I've been dipping in and out of a book I received from PM Press earlier this year called West of Eden: Communes and Utopia in Northern California.

The title maps directly onto the main theme of my California Culture course at San Francisco State University. But the connections go well beyond that. Three of the book's editors--Iain Boal, Janferie Stone, and Cal Winslow--served on the steering committee of the California Studies Association during my tenure there. And the volume is dedicated to the late Jeff Lustig, who founded that organization, contributed a chapter to the book, and died this summer. (As the book's dedication notes, Jeff was the "dean of California Studies.") The blurbs are from Rebecca Solnit, Dick Walker, Mike Davis, and Peter Linebaugh. So yes, lots of contact points for me here.
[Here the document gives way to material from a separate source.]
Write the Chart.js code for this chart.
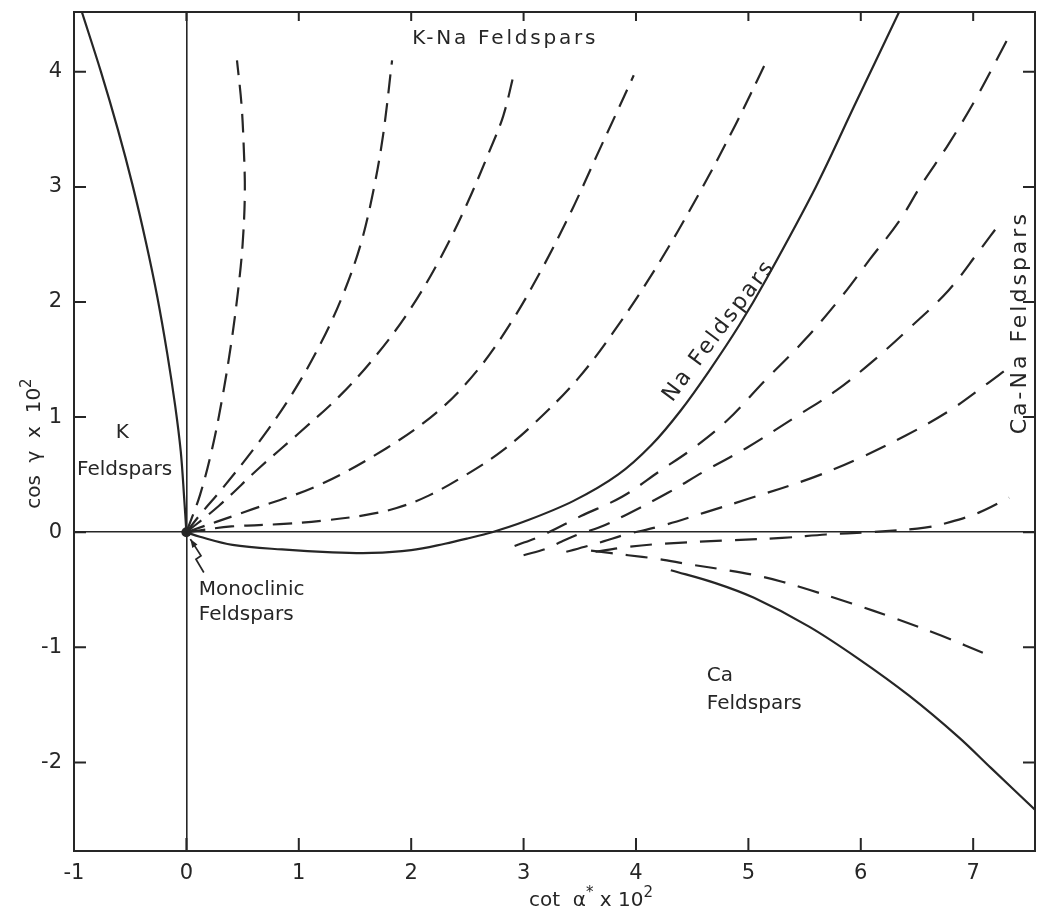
<!DOCTYPE html>
<html>
<head>
<meta charset="utf-8">
<script src="https://cdn.jsdelivr.net/npm/chart.js@4.4.0/dist/chart.umd.min.js"></script>
<style>
  html, body { margin: 0; padding: 0; background: #fff; }
</style>
</head>
<body>
<canvas id="feldsparChart" width="1040" height="912"></canvas>
<script>
// tick values on both axes
var xTicks = [-1, 0, 1, 2, 3, 4, 5, 6, 7];
var yTicks = [-2, -1, 0, 1, 2, 3, 4];

// solid boundary curves, [cot a* x 10^2, cos y x 10^2]
var kFeldspars = [[-0.93, 4.52], [-0.76, 4.0], [-0.61, 3.5], [-0.48, 3.02], [-0.36, 2.52], [-0.26, 2.05], [-0.17, 1.55], [-0.1, 1.1], [-0.05, 0.7], [-0.02, 0.3], [0, 0]];
var naFeldspars = [[0, 0], [0.12, -0.04], [0.41, -0.11], [0.85, -0.15], [1.3, -0.175], [1.65, -0.18], [2.0, -0.155], [2.3, -0.1], [2.5, -0.055], [2.72, 0], [3.0, 0.09], [3.44, 0.27], [3.84, 0.50], [4.14, 0.76], [4.4, 1.06], [4.65, 1.4], [4.92, 1.8], [5.16, 2.2], [5.6, 3.0], [5.95, 3.72], [6.38, 4.6]];
var caFeldspars = [[4.31, -0.33], [4.7, -0.44], [5.05, -0.57], [5.54, -0.82], [5.98, -1.1], [6.43, -1.42], [6.87, -1.78], [7.16, -2.05], [7.56, -2.42]];

// dashed K-Na series fanning out of the origin
var knA = [[0, 0], [0.12, 0.32], [0.23, 0.73], [0.32, 1.17], [0.4, 1.65], [0.46, 2.1], [0.5, 2.5], [0.52, 2.95], [0.51, 3.35], [0.49, 3.72], [0.45, 4.1]];
var knB = [[0, 0], [0.12, 0.15], [0.32, 0.38], [0.65, 0.79], [0.94, 1.2], [1.2, 1.65], [1.4, 2.08], [1.55, 2.5], [1.66, 2.95], [1.75, 3.45], [1.83, 4.1]];
var knC = [[0, 0], [0.29, 0.23], [0.65, 0.56], [1.0, 0.86], [1.36, 1.18], [1.7, 1.55], [2.0, 1.95], [2.27, 2.4], [2.5, 2.86], [2.7, 3.32], [2.82, 3.62], [2.92, 4.01]];
var knD = [[0, 0], [0.53, 0.18], [1.18, 0.41], [1.78, 0.73], [2.25, 1.06], [2.6, 1.42], [2.9, 1.84], [3.17, 2.3], [3.43, 2.8], [3.65, 3.27], [3.83, 3.65], [3.98, 3.97]];
var knE = [[0, 0], [0.4, 0.05], [0.83, 0.07], [1.21, 0.10], [1.6, 0.15], [1.87, 0.21], [2.16, 0.32], [2.49, 0.5], [2.8, 0.7], [3.1, 0.95], [3.48, 1.33], [3.8, 1.74], [4.18, 2.3], [4.56, 2.94], [4.89, 3.55], [5.14, 4.05]];

// dashed Ca-Na series on the right
var cnF = [[2.92, -0.12], [3.16, -0.03], [3.51, 0.14], [3.88, 0.31], [4.21, 0.53], [4.51, 0.73], [4.81, 0.97], [5.14, 1.31], [5.51, 1.68], [5.84, 2.06], [6.08, 2.37], [6.34, 2.7], [6.54, 3.02], [6.78, 3.37], [7.02, 3.76], [7.32, 4.31]];
var cnG = [[3.0, -0.2], [3.21, -0.14], [3.34, -0.08], [3.51, -0.01], [3.67, 0.04], [3.91, 0.15], [4.28, 0.34], [4.61, 0.53], [4.98, 0.73], [5.45, 1.02], [5.78, 1.23], [6.1, 1.48], [6.43, 1.77], [6.78, 2.1], [7.05, 2.44], [7.25, 2.7]];
var cnH = [[3.38, -0.17], [3.57, -0.12], [3.71, -0.08], [3.91, -0.02], [4.21, 0.05], [4.61, 0.17], [5.0, 0.29], [5.56, 0.47], [5.98, 0.64], [6.4, 0.84], [6.78, 1.05], [7.11, 1.28], [7.29, 1.41]];
var cnI = [[3.64, -0.17], [3.91, -0.13], [4.24, -0.1], [4.85, -0.07], [5.3, -0.05], [5.69, -0.02], [6.07, 0], [6.57, 0.04], [6.8, 0.09], [7.05, 0.17], [7.32, 0.3]];
var cnJ = [[3.6, -0.16], [3.93, -0.2], [4.18, -0.23], [4.48, -0.28], [4.81, -0.33], [5.09, -0.38], [5.3, -0.43], [5.54, -0.5], [5.92, -0.62], [6.31, -0.75], [6.72, -0.9], [7.14, -1.07]];

var ink = '#262626';
var fontFamily = '"DejaVu Sans", sans-serif';

function pts(arr) {
    return arr.map(function (p) { return { x: p[0], y: p[1] }; });
}

function curve(arr, dash) {
    return {
        data: pts(arr),
        showLine: true,
        borderColor: ink,
        borderWidth: 2.2,
        borderDash: dash || [],
        pointRadius: 0,
        tension: 0.35,
        fill: false
    };
}

var fanDash = [19, 10];
var rightDash = [22, 13];

var datasets = [
    curve(kFeldspars), curve(naFeldspars), curve(caFeldspars),
    curve(knA, fanDash), curve(knB, fanDash), curve(knC, fanDash), curve(knD, fanDash), curve(knE, fanDash),
    curve(cnF, rightDash), curve(cnG, rightDash), curve(cnH, rightDash), curve(cnI, rightDash), curve(cnJ, rightDash),
    { data: [{ x: 0, y: 0 }], pointRadius: 5, pointBackgroundColor: ink, pointBorderWidth: 0, showLine: false }
];

// text placed in data units
var notes = [
    { text: 'K-Na Feldspars', x: 2.01, y: 4.29, align: 'left', spacing: '2.8px' },
    { text: 'K', x: -0.57, y: 0.86, align: 'center' },
    { text: 'Feldspars', x: -0.55, y: 0.54, align: 'center' },
    { text: 'Monoclinic', x: 0.11, y: -0.5, align: 'left' },
    { text: 'Feldspars', x: 0.11, y: -0.72, align: 'left' },
    { text: 'Ca', x: 4.63, y: -1.25, align: 'left' },
    { text: 'Feldspars', x: 4.63, y: -1.49, align: 'left' },
    { text: 'Na Feldspars', x: 4.74, y: 1.75, align: 'center', angle: -53, spacing: '2.5px', size: 22 },
    { text: 'Ca-Na Feldspars', x: 7.42, y: 1.82, align: 'center', angle: -90, spacing: '3px', size: 22 }
];
var arrowPath = [[0.155, -0.35], [0.085, -0.235], [0.13, -0.205], [0.035, -0.06]];

function drawRich(c, parts, x, y) {
    // parts: [text, raised?]; x is the centre of the whole string
    var total = 0;
    parts.forEach(function (p) {
        c.font = (p[1] ? '15px ' : '20px ') + fontFamily;
        total += c.measureText(p[0]).width;
    });
    var cx = x - total / 2;
    parts.forEach(function (p) {
        c.font = (p[1] ? '15px ' : '20px ') + fontFamily;
        c.fillText(p[0], cx, p[1] ? y - 9 : y);
        cx += c.measureText(p[0]).width;
    });
}

var decorations = {
    id: 'decorations',
    afterDraw: function (chart) {
        var c = chart.ctx, a = chart.chartArea, xs = chart.scales.x, ys = chart.scales.y;
        c.save();
        c.strokeStyle = ink;
        c.lineWidth = 2;
        c.strokeRect(a.left, a.top, a.right - a.left, a.bottom - a.top);
        c.beginPath();
        xTicks.forEach(function (v) {
            var px = xs.getPixelForValue(v);
            c.moveTo(px, a.bottom); c.lineTo(px, a.bottom - 13);
            c.moveTo(px, a.top); c.lineTo(px, a.top + 9);
        });
        yTicks.forEach(function (v) {
            var py = ys.getPixelForValue(v);
            c.moveTo(a.left, py); c.lineTo(a.left + 12, py);
            c.moveTo(a.right, py); c.lineTo(a.right - 12, py);
        });
        c.stroke();

        // annotations
        c.fillStyle = ink;
        c.textBaseline = 'middle';
        notes.forEach(function (n) {
            c.save();
            c.font = (n.size || 20) + 'px ' + fontFamily;
            c.letterSpacing = n.spacing || '0px';
            c.textAlign = n.align;
            c.translate(xs.getPixelForValue(n.x), ys.getPixelForValue(n.y));
            if (n.angle) c.rotate(n.angle * Math.PI / 180);
            c.fillText(n.text, 0, 0);
            c.restore();
        });

        // zigzag arrow to the origin
        c.lineWidth = 1.7;
        c.beginPath();
        arrowPath.forEach(function (p, i) {
            var px = xs.getPixelForValue(p[0]), py = ys.getPixelForValue(p[1]);
            if (i === 0) c.moveTo(px, py); else c.lineTo(px, py);
        });
        c.stroke();
        var tip = arrowPath[arrowPath.length - 1], prev = arrowPath[arrowPath.length - 2];
        var tx = xs.getPixelForValue(tip[0]), ty = ys.getPixelForValue(tip[1]);
        var ang = Math.atan2(ty - ys.getPixelForValue(prev[1]), tx - xs.getPixelForValue(prev[0]));
        c.beginPath();
        c.moveTo(tx, ty);
        c.lineTo(tx - 9 * Math.cos(ang - 0.35), ty - 9 * Math.sin(ang - 0.35));
        c.lineTo(tx - 9 * Math.cos(ang + 0.35), ty - 9 * Math.sin(ang + 0.35));
        c.closePath();
        c.fill();

        // axis titles
        c.textAlign = 'left';
        c.textBaseline = 'alphabetic';
        drawRich(c, [['cot  \u03b1', false], ['*', true], [' x 10', false], ['2', true]], xs.getPixelForValue(3.6), a.bottom + 55);
        c.translate(40, ys.getPixelForValue(0.77));
        c.rotate(-Math.PI / 2);
        drawRich(c, [['cos  \u03b3  x  10', false], ['2', true]], 0, 0);
        c.restore();
    }
};

var ctx = document.getElementById('feldsparChart').getContext('2d');
var chart = new Chart(ctx, {
    type: 'scatter',
    data: { datasets: datasets },
    options: {
        responsive: false,
        animation: false,
        layout: { padding: { top: 12, right: 3, left: 0, bottom: 0 } },
        plugins: { legend: { display: false }, tooltip: { enabled: false } },
        scales: {
            x: {
                type: 'linear',
                min: -1,
                max: 7.55,
                afterBuildTicks: function (s) { s.ticks = xTicks.map(function (v) { return { value: v }; }); },
                afterFit: function (s) { s.height = 61; s.paddingLeft = 0; s.paddingRight = 0; },
                grid: {
                    drawTicks: false,
                    lineWidth: 1.6,
                    color: function (c) { return c.tick && c.tick.value === 0 ? ink : 'rgba(0,0,0,0)'; }
                },
                border: { display: false },
                ticks: { padding: 10, color: ink, font: { family: fontFamily, size: 21 } }
            },
            y: {
                type: 'linear',
                min: -2.77,
                max: 4.52,
                afterBuildTicks: function (s) { s.ticks = yTicks.map(function (v) { return { value: v }; }); },
                afterFit: function (s) { s.width = 74; s.paddingTop = 0; s.paddingBottom = 0; },
                grid: {
                    drawTicks: false,
                    lineWidth: 1.6,
                    color: function (c) { return c.tick && c.tick.value === 0 ? ink : 'rgba(0,0,0,0)'; }
                },
                border: { display: false },
                ticks: { padding: 12, color: ink, font: { family: fontFamily, size: 21 } }
            }
        }
    },
    plugins: [decorations]
});
</script>
</body>
</html>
West of Eden covers a lot of ground, but I wanted to mention one felicity that surfaced for me last week. My Grateful Dead research recently led me to the topic of the San Francisco Tape Music Center, the subject of a David Bernstein book published by UC Press in 2008. That book included a great deal of material on the center's co-founder, Ramon Sender, who also helped Stewart Brand organize the Trips Festival. That's an important chapter in the Dead's history, but most of the Dead literature passes quickly over its avant-garde element, including the Tape Music Center's contribution. As Stewart Brand later said, the Trips Festival was the beginning of the Grateful Dead and the end of almost everything else--except light shows, which were also featured there.

I also learned that almost immediately after the Trips Festival, Sender moved to Lou Gottlieb's Morning Star ranch in Sonoma County. There they started a kind of commune, which the book describes in some detail. (The book also includes an interview with Sender, who mentions his visit to Rancho Olompali shortly after the Dead lived there.) Brand went on to produce the Whole Earth Catalog, which raised the profile of such communes and sought to give their residents (and other readers) the tools they needed to flourish.

The back-to-the-land movement coincided with the Dead's move to Marin County and the huge success of Crosby, Stills & Nash, who were also living in Marin and hanging out with the Dead. The Dead, in turn, began downplaying the experimental music associated with their Haight period and started producing albums like American Beauty and Workingman's Dead. And the rest, as they say, is history.

There's much more to say about this book, and I'll probably post about it again as I get to know it better. Just wanted to celebrate those happy accidents that cluster around my favorite research projects.